On 5/16/16 5:58 PM, Paul E. McKenney wrote:
On Mon, May 16, 2016 at 12:49:41PM -0700, Santosh Shilimkar wrote:
On 5/16/2016 10:34 AM, Paul E. McKenney wrote:
On Mon, May 16, 2016 at 09:33:57AM -0700, Santosh Shilimkar wrote:

[...]

Are you running CONFIG_NO_HZ_FULL=y? If so, the problem might be that
you need more housekeeping CPUs than you currently have configured.

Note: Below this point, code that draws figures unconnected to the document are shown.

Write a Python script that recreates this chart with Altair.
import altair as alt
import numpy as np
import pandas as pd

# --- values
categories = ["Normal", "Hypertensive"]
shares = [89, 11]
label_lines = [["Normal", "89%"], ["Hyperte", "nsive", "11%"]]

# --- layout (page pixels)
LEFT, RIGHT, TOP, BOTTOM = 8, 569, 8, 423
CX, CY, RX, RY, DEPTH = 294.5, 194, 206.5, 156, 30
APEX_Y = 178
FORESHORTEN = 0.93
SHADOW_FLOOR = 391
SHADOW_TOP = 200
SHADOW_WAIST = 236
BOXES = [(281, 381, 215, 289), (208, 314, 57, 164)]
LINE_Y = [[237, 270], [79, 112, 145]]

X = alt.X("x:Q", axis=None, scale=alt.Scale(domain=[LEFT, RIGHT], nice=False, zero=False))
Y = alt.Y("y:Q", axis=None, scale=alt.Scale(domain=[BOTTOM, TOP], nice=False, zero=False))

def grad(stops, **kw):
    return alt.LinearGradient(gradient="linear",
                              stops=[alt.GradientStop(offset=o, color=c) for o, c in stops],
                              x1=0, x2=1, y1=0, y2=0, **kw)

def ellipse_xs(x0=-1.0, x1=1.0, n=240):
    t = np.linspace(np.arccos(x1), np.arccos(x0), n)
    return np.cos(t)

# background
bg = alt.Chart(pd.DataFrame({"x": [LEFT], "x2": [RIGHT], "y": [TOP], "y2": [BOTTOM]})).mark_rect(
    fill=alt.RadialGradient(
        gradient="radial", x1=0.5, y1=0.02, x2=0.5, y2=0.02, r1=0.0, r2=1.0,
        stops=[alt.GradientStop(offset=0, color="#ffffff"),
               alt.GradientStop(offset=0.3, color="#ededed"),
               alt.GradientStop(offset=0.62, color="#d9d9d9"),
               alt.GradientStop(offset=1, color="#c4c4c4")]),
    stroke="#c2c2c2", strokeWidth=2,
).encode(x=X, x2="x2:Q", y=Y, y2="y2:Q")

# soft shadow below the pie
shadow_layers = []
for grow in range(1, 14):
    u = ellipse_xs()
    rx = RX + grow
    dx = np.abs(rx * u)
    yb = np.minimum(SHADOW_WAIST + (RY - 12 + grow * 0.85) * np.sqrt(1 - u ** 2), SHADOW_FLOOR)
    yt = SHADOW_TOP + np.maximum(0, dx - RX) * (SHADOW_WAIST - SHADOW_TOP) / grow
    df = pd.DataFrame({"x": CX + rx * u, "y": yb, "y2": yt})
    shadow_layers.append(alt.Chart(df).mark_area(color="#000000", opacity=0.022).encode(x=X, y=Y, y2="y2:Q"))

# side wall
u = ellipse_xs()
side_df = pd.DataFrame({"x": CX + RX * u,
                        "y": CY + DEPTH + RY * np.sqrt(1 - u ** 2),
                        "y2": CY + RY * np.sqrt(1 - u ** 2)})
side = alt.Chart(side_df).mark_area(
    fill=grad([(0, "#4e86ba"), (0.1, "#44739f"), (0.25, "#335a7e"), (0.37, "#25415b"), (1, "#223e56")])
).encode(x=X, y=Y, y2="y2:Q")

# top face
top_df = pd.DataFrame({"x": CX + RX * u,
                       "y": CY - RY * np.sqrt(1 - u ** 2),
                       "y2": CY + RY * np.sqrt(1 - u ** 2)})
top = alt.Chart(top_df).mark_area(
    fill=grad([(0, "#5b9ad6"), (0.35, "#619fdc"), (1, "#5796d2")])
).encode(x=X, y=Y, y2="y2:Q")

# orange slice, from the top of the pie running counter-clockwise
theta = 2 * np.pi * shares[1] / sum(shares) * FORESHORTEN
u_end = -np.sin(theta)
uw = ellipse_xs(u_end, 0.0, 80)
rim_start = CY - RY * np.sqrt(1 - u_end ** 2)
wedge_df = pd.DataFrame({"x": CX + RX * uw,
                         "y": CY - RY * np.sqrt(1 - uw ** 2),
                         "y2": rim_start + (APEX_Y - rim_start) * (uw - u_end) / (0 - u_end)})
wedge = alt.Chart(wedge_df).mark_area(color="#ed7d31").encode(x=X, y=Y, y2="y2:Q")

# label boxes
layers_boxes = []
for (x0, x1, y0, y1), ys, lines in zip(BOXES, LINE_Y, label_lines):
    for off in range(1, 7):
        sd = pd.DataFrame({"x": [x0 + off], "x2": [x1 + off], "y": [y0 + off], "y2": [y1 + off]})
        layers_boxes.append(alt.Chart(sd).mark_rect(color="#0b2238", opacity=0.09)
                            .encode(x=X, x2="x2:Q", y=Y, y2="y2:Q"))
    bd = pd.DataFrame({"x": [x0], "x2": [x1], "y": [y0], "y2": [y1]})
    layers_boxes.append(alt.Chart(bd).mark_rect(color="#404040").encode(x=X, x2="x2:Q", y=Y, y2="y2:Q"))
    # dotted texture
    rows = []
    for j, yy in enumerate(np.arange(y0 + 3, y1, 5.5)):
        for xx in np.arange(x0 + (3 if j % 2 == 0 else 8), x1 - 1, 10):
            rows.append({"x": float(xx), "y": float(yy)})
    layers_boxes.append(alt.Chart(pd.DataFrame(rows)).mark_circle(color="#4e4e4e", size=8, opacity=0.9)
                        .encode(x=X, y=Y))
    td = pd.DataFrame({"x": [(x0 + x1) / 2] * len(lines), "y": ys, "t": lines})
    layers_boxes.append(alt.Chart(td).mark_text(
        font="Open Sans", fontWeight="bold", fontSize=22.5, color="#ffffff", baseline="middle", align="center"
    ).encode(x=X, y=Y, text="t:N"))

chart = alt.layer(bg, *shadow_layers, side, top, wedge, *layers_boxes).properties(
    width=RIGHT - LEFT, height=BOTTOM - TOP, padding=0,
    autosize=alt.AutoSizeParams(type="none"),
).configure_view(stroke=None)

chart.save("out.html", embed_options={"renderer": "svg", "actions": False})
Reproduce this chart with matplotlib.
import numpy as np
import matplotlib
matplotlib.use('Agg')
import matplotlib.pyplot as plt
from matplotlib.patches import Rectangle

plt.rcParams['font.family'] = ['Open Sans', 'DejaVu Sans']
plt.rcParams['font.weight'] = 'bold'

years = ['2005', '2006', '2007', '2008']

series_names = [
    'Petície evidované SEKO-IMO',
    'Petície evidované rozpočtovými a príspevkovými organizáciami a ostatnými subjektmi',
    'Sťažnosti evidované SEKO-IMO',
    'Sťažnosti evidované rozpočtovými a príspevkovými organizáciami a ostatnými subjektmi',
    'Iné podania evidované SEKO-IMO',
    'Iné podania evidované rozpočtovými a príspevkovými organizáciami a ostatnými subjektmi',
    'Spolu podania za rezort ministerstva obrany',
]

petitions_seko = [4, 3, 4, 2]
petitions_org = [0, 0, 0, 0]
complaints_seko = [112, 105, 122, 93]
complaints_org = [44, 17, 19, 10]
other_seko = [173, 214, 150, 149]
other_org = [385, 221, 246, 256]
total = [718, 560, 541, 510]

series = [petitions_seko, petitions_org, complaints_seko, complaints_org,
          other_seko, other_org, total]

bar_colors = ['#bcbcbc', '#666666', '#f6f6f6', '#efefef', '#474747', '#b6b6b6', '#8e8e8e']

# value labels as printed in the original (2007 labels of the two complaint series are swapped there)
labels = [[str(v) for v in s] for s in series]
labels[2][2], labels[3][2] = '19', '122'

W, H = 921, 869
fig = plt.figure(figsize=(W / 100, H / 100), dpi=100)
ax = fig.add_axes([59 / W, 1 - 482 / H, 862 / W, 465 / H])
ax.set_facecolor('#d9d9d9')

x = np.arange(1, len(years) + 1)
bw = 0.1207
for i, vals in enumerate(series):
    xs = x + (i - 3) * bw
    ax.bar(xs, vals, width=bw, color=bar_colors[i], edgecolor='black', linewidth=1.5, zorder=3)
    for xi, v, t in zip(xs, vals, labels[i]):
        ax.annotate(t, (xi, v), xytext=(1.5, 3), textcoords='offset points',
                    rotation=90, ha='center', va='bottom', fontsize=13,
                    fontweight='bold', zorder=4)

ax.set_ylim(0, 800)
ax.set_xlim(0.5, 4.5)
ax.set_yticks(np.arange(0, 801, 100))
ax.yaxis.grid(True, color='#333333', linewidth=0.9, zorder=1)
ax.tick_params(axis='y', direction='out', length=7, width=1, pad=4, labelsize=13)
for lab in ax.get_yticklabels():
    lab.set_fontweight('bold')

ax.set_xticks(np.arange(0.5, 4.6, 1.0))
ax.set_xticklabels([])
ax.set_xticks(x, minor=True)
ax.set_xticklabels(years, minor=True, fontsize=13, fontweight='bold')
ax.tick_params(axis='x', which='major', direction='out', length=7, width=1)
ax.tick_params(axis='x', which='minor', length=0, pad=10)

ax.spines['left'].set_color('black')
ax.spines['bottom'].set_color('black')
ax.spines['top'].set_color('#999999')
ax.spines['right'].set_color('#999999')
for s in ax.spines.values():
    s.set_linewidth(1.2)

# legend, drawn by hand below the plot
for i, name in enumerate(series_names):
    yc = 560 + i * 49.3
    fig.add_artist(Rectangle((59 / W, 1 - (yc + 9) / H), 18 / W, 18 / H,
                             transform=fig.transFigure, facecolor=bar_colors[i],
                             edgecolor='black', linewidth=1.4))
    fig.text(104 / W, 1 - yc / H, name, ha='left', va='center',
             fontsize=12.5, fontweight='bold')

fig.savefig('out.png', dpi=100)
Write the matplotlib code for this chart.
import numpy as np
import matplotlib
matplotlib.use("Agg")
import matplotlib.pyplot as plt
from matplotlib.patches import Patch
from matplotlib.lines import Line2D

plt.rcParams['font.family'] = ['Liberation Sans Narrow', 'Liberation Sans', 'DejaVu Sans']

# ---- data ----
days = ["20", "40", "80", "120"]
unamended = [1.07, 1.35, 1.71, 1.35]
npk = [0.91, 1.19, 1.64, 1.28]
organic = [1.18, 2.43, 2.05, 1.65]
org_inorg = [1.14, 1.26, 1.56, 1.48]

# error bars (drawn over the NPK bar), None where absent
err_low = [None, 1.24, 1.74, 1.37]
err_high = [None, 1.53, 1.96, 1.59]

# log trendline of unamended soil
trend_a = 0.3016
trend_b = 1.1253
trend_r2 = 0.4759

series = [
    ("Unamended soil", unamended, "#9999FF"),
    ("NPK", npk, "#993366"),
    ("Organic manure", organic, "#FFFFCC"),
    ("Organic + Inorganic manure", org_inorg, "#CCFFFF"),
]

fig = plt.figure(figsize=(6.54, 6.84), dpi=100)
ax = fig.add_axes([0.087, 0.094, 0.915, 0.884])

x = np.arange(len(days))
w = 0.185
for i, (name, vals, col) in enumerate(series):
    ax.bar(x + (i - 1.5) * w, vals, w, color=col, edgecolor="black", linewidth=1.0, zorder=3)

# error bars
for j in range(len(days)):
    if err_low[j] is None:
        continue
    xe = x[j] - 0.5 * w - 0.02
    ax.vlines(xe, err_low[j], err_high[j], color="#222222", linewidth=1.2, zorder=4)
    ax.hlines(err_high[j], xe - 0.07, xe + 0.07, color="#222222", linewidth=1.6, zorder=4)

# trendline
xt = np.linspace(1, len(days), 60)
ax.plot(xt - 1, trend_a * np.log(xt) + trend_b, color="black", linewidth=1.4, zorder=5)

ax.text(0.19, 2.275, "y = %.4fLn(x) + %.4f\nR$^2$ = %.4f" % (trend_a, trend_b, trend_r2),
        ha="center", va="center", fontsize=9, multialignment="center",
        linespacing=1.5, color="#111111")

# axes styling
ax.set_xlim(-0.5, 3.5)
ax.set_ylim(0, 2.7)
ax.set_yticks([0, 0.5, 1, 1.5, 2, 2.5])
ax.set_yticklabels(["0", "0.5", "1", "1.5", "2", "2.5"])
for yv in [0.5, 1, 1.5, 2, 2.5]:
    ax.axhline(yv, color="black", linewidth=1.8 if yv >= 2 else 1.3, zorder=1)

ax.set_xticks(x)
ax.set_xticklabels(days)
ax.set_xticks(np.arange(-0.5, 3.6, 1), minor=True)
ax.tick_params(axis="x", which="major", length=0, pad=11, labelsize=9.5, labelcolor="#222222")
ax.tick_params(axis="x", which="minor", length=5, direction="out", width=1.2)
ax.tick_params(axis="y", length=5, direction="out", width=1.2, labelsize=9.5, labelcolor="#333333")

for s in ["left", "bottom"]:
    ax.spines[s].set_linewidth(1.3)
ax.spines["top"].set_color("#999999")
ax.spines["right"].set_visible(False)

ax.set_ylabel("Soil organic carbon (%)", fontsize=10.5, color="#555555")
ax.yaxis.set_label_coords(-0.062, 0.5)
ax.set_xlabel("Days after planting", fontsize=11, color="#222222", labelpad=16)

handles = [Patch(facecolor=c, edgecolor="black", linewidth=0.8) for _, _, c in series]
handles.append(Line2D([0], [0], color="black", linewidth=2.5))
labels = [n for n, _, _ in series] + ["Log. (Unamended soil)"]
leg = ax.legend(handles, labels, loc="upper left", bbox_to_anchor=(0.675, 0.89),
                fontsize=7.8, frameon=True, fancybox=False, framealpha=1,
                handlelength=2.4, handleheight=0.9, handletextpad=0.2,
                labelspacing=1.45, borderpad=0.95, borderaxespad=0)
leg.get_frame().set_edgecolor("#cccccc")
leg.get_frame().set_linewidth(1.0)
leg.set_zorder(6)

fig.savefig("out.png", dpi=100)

Yes, CONFIG_NO_HZ_FULL=y. Do you mean "CONFIG_NO_HZ_FULL_ALL=y" for
book keeping. Seems like without that clock-event code will just use
CPU0 for things like broadcasting which might become bottleneck.
This could explain connect the hrtimer_interrupt() path getting slowed
down because of book keeping bottleneck.

$cat .config | grep NO_HZ
CONFIG_NO_HZ_COMMON=y
# CONFIG_NO_HZ_IDLE is not set
CONFIG_NO_HZ_FULL=y
# CONFIG_NO_HZ_FULL_ALL is not set
# CONFIG_NO_HZ_FULL_SYSIDLE is not set
CONFIG_NO_HZ=y
# CONFIG_RCU_FAST_NO_HZ is not set

Yes, CONFIG_NO_HZ_FULL_ALL=y would give you only one CPU for all
housekeeping tasks, including the RCU grace-period kthreads. So you are
booting without any nohz_full boot parameter? You can end up with the
same problem with CONFIG_NO_HZ_FULL=y and the nohz_full boot parameter
that you can with CONFIG_NO_HZ_FULL_ALL=y.

I see. Yes, the systems are booting without nohz_full boot parameter.
Will try to add more CPUs to it & update the thread
after the verification since it takes time to reproduce the issue.

Thanks for discussion so far Paul. Its very insightful for me.